# [Your task]
Copy down every line where the string "with" shows up.

# [Items from a dataset]
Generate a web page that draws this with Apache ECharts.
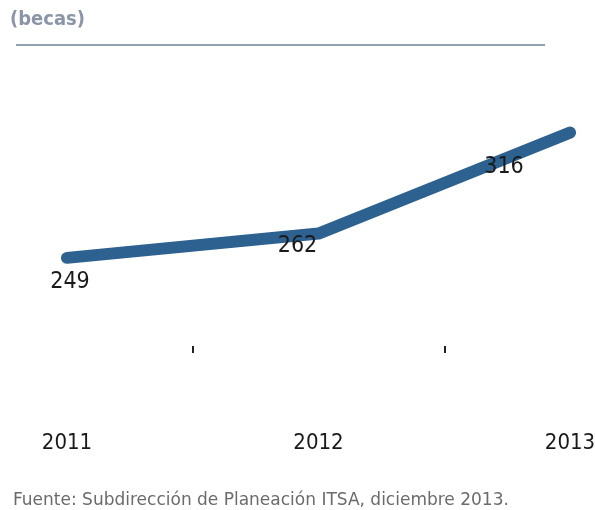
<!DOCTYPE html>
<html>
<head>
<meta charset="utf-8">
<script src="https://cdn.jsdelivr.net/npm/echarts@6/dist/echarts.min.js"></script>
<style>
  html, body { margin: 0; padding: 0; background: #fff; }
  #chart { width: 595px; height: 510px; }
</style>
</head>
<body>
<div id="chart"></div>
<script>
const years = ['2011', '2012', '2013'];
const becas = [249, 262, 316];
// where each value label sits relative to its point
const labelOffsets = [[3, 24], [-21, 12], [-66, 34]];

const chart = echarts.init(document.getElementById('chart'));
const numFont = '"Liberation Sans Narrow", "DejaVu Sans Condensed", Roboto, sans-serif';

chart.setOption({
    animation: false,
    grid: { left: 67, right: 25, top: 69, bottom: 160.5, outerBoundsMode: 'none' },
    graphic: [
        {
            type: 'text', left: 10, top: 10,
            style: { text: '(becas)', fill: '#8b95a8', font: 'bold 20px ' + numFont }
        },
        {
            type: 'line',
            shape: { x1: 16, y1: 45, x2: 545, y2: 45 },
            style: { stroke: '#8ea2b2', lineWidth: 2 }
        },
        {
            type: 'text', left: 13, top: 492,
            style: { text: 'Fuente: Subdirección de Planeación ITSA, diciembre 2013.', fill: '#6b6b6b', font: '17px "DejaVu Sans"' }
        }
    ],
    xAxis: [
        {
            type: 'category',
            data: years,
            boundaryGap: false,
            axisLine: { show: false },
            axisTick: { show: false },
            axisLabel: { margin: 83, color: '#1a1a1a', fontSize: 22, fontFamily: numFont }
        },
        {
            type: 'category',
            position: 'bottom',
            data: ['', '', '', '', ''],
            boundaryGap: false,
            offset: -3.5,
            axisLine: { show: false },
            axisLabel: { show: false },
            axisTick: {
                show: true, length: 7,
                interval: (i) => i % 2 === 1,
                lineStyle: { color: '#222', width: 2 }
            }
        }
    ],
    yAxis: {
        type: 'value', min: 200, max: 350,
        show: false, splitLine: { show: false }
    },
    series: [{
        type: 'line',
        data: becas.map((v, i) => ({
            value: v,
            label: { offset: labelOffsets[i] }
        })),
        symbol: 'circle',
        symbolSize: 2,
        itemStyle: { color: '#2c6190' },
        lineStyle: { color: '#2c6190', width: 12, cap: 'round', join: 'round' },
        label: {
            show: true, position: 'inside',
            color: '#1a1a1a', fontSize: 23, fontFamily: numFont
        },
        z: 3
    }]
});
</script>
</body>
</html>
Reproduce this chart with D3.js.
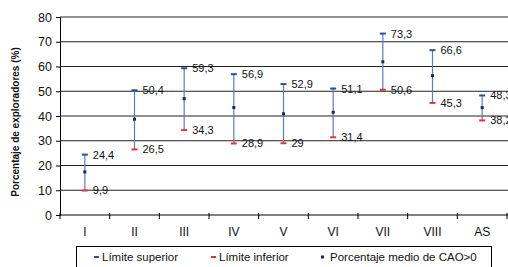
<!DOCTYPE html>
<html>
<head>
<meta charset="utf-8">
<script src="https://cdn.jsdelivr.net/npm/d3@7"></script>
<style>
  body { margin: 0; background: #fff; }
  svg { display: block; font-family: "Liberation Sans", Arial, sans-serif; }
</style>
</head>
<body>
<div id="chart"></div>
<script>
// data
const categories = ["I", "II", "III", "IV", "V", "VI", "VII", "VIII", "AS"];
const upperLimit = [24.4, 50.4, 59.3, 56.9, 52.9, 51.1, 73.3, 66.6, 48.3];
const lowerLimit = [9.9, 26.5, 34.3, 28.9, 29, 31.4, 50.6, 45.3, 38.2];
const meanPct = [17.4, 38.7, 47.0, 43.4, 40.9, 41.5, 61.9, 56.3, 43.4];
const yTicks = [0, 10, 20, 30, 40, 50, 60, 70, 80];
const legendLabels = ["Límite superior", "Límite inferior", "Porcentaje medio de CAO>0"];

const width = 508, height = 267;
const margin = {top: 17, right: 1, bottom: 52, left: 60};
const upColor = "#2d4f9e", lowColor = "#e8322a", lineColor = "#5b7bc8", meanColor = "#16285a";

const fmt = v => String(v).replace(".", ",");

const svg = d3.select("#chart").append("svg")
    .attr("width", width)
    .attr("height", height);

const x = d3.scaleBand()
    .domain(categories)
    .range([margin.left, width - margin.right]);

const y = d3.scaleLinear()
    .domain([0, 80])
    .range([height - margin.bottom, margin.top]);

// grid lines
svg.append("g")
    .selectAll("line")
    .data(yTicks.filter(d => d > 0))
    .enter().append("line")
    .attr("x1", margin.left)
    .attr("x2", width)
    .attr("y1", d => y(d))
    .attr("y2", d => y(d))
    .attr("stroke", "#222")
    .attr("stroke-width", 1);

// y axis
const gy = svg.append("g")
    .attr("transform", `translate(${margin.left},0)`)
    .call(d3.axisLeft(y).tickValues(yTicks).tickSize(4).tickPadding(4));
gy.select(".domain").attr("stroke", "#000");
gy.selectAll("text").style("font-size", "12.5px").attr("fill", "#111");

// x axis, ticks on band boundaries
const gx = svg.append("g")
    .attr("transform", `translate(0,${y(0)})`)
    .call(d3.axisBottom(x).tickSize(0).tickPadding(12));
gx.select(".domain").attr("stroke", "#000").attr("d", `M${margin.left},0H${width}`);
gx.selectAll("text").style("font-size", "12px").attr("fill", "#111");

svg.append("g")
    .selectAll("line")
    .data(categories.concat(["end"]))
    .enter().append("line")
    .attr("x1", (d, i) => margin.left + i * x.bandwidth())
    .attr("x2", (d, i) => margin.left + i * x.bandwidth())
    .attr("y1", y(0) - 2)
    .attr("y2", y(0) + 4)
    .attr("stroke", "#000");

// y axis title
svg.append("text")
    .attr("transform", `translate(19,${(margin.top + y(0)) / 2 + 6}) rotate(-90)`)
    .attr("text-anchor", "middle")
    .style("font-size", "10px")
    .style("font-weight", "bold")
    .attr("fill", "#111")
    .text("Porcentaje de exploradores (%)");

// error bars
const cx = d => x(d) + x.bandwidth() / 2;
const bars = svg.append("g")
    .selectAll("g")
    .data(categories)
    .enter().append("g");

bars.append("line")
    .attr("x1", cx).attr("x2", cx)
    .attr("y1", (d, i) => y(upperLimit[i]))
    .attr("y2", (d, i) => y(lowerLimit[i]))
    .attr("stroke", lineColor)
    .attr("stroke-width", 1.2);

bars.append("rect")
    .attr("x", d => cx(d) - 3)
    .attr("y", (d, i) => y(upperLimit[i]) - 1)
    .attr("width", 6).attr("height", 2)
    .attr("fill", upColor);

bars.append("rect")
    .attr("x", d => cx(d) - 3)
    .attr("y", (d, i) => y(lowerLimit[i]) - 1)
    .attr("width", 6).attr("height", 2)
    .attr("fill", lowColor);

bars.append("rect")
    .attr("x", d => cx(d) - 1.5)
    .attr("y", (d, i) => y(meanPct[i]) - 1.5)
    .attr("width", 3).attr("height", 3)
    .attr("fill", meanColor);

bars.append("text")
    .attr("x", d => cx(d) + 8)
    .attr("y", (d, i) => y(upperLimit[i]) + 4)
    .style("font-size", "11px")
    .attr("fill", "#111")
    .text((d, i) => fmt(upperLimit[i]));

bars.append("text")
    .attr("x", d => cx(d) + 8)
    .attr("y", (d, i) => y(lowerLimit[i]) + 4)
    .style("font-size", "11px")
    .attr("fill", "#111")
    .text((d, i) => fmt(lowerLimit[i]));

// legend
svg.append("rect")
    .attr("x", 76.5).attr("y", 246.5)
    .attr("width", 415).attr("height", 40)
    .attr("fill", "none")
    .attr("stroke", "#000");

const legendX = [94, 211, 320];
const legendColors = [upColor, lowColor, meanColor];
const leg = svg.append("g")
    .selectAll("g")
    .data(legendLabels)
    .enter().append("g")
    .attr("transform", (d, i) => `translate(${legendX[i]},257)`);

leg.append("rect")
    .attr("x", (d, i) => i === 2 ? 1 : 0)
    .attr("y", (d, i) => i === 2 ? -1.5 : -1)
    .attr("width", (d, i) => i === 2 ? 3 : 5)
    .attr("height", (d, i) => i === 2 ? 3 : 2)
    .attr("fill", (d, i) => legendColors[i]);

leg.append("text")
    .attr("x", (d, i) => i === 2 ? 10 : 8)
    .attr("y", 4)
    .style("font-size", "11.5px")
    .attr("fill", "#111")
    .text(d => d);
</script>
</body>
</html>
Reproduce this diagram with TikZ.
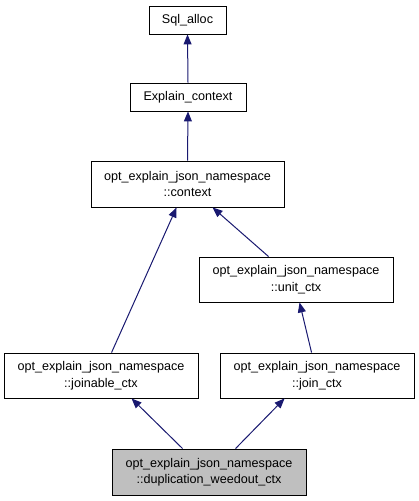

# [Result of the exercise]
Generate a web page that draws this with Apache ECharts.
Reproduce this chart with D3.js.
Reproduce this diagram with TikZ.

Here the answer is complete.